General information
- Type: Powered parachute
- National origin: United States
- Manufacturer: Paladin Industries
- Status: Production ended (2012)
- Number built: 50 (2000)

= Paladin Golden Eagle =

American powered parachute

The Paladin Golden Eagle is an American powered parachute, that was designed and produced by Paladin Industries of Pennsauken, New Jersey.

The company's website was removed in 2012, the company seems to have gone out of business and production ended.

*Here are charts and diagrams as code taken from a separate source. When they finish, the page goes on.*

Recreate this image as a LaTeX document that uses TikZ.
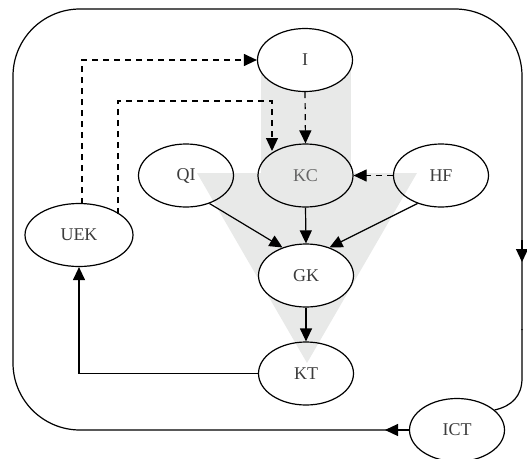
\documentclass[tikz,border=0pt]{standalone}
\usepackage{fontspec}
\setmainfont{Liberation Serif}
\usetikzlibrary{shapes.geometric,arrows.meta}
\definecolor{bgshade}{RGB}{232,233,232}
\definecolor{txt}{RGB}{60,60,60}
\begin{document}
\begin{tikzpicture}[x=1pt,y=-1pt,
  ell/.style={ellipse,draw,line width=1.2pt,minimum width=95pt,minimum height=63pt,inner sep=0pt,
    font=\fontsize{18}{18}\selectfont,text=txt},
  arr/.style={line width=1.2pt,-{Triangle[length=13pt,width=12pt]}},
  darr/.style={arr,dash pattern=on 6pt off 5pt},
  line/.style={line width=1.2pt}]
\useasboundingbox (0,0) rectangle (527,458);
% shaded background
\fill[bgshade] (261,60) rectangle (351,174);
\fill[bgshade] (197,173) -- (417,173) -- (307,363) -- cycle;
% nodes
\node[ell,fill=white] (I) at (305,60) {I};
\node[ell] (KC) at (305.5,175.5) {\textcolor{black!60}{KC}};
\node[ell] (QI) at (186,175.5) {QI};
\node[ell] (HF) at (441,175.5) {HF};
\node[ell,minimum width=108pt] (UEK) at (79,235) {UEK};
\node[ell,fill=white] (GK) at (306,275.5) {GK};
\node[ell] (KT) at (306,373.5) {KT};
\node[ell] (ICT) at (457,430) {ICT};
% edges
\draw[darr] (82,204) -- (82,60) -- (I.west);
\draw[darr] (118,214) -- (118,101) -- (272,101) -- (272,151);
\draw[darr] (I.south) -- (KC.north);
\draw[darr] (HF.west) -- (KC.east);
\draw[arr] (QI.-50) -- (GK.130);
\draw[arr] (KC.south) -- (GK.north);
\draw[arr] (HF.-130) -- (GK.50);
\draw[arr] (GK.south) -- (KT.north);
\draw[arr] (KT.west) -| (UEK.south);
% outer loop
\draw[line,rounded corners=67pt] (ICT.west) -- (13,430) -- (13,9) -- (522,9) -- (522,330);
\draw[line] (522,329) -- (522,378) .. controls (522,396) and (512,406) .. (ICT.28);
\draw[arr] (ICT.west) -- (385,430);
\draw[arr] (522,240) -- (522,262);
\end{tikzpicture}
\end{document}
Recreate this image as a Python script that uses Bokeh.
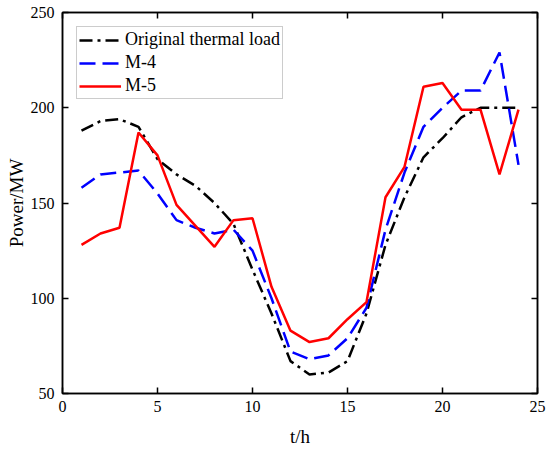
from bokeh.plotting import figure
from bokeh.models import Range1d, LinearAxis, FixedTicker, Legend, LegendItem
from bokeh.embed import file_html
from bokeh.resources import INLINE

hours = list(range(1, 25))
original_load = [188, 193, 194, 190, 173, 165, 159, 150, 139, 115, 92, 67,
                 60, 61, 67, 92, 128, 153, 174, 184, 195, 200, 200, 200]
m4_load = [158, 165, 166, 167, 155, 141, 137, 134, 136, 125, 100, 72,
           68, 70, 79, 95, 136, 166, 190, 200, 209, 209, 229, 170]
m5_load = [128, 134, 137, 187, 175, 149, 138, 127, 141, 142, 106, 83,
           77, 79, 89, 98, 153, 169, 211, 213, 199, 199, 165, 199]
x_ticks = [0, 5, 10, 15, 20, 25]
y_ticks = [50, 100, 150, 200, 250]
series_names = ["Original thermal load", "M-4", "M-5"]

FONT = "Liberation Serif"

p = figure(width=550, height=452, output_backend="svg", toolbar_location=None,
           x_range=Range1d(0, 25), y_range=Range1d(50, 250),
           min_border_left=62, min_border_right=13, min_border_top=12,
           min_border_bottom=59, x_axis_label="t/h", y_axis_label="Power/MW")
p.background_fill_color = "white"
p.border_fill_color = "white"
p.grid.visible = False
p.outline_line_color = "black"
p.outline_line_width = 1.5

r0 = p.line(hours, original_load, line_color="black", line_width=2.5, line_dash="13 5 3 5")
r1 = p.line(hours, m4_load, line_color="#0000FF", line_width=2.5, line_dash="16 7")
r2 = p.line(hours, m5_load, line_color="#FF0000", line_width=2.5)

for ax, ticks in ((p.xaxis[0], x_ticks), (p.yaxis[0], y_ticks)):
    ax.ticker = FixedTicker(ticks=ticks)
    ax.major_tick_in = 6
    ax.major_tick_out = 0
    ax.minor_tick_line_color = None
    ax.axis_line_width = 1.5
    ax.major_tick_line_width = 1.5
    ax.major_label_text_font = FONT
    ax.major_label_text_font_size = "16px"
    ax.major_label_text_color = "black"
    ax.axis_label_text_font = FONT
    ax.axis_label_text_font_size = "19px"
    ax.axis_label_text_font_style = "normal"
    ax.axis_label_text_color = "black"

p.xaxis[0].major_label_standoff = 7
p.xaxis[0].axis_label_standoff = 11
p.yaxis[0].major_label_standoff = 8
p.yaxis[0].axis_label_standoff = 1

for side, ticks in (("above", x_ticks), ("right", y_ticks)):
    ax = LinearAxis(ticker=FixedTicker(ticks=ticks))
    ax.major_tick_in = 6
    ax.major_tick_out = 0
    ax.minor_tick_line_color = None
    ax.axis_line_width = 1.5
    ax.major_tick_line_width = 1.5
    ax.major_label_text_font_size = "1px"
    ax.major_label_text_color = None
    ax.major_label_standoff = 0
    p.add_layout(ax, side)

legend = Legend(items=[LegendItem(label=series_names[0], renderers=[r0]),
                       LegendItem(label=series_names[1], renderers=[r1]),
                       LegendItem(label=series_names[2], renderers=[r2])],
                location="top_left")
legend.margin = 14
legend.padding = 2
legend.spacing = 2
legend.glyph_width = 42
legend.glyph_height = 20
legend.label_height = 20
legend.label_standoff = 4
legend.label_text_font = FONT
legend.label_text_font_size = "18px"
legend.label_text_color = "black"
legend.border_line_color = "#999999"
legend.border_line_width = 1
legend.background_fill_color = "white"
legend.background_fill_alpha = 1.0
p.add_layout(legend, "center")

open("out.html", "w").write(file_html(p, INLINE))
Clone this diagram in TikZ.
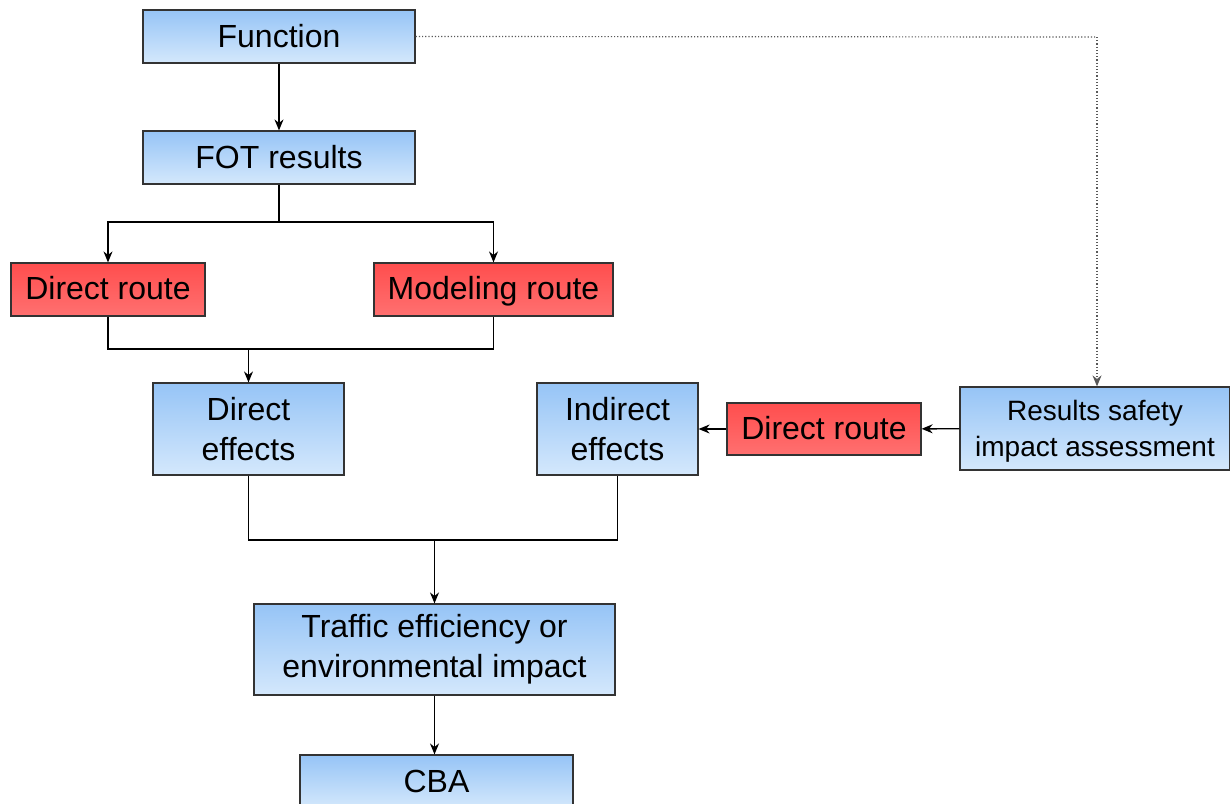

==Design and development==
The Golden Eagle was designed as a US FAR 103 Ultralight Vehicles two-seat trainer. It features a parachute-style high-wing, two-seats-in-tandem accommodation, tricycle landing gear and a single 65 hp Hirth 2706 engine in pusher configuration. The 64 hp Rotax 582 engine is a factory option.

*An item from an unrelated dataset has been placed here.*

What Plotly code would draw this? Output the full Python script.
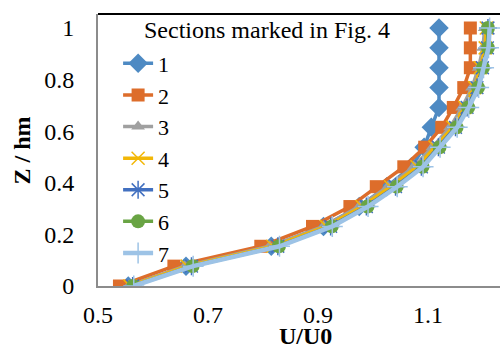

The aircraft carriage is constructed from a combination of bolted aluminium and 4130 steel tubing. In flight steering is accomplished via a weight-shift tilt-bar that actuates the canopy brakes, creating roll and yaw. On the ground the aircraft has lever-controlled nosewheel steering. The factory-provided canopy is an Apco Aviation Ram Air with an area of 500 sqft. The landing gear incorporates independent hydraulic struts for suspension. The aircraft was factory supplied in the form of an assembly kit that required 50 hours to complete.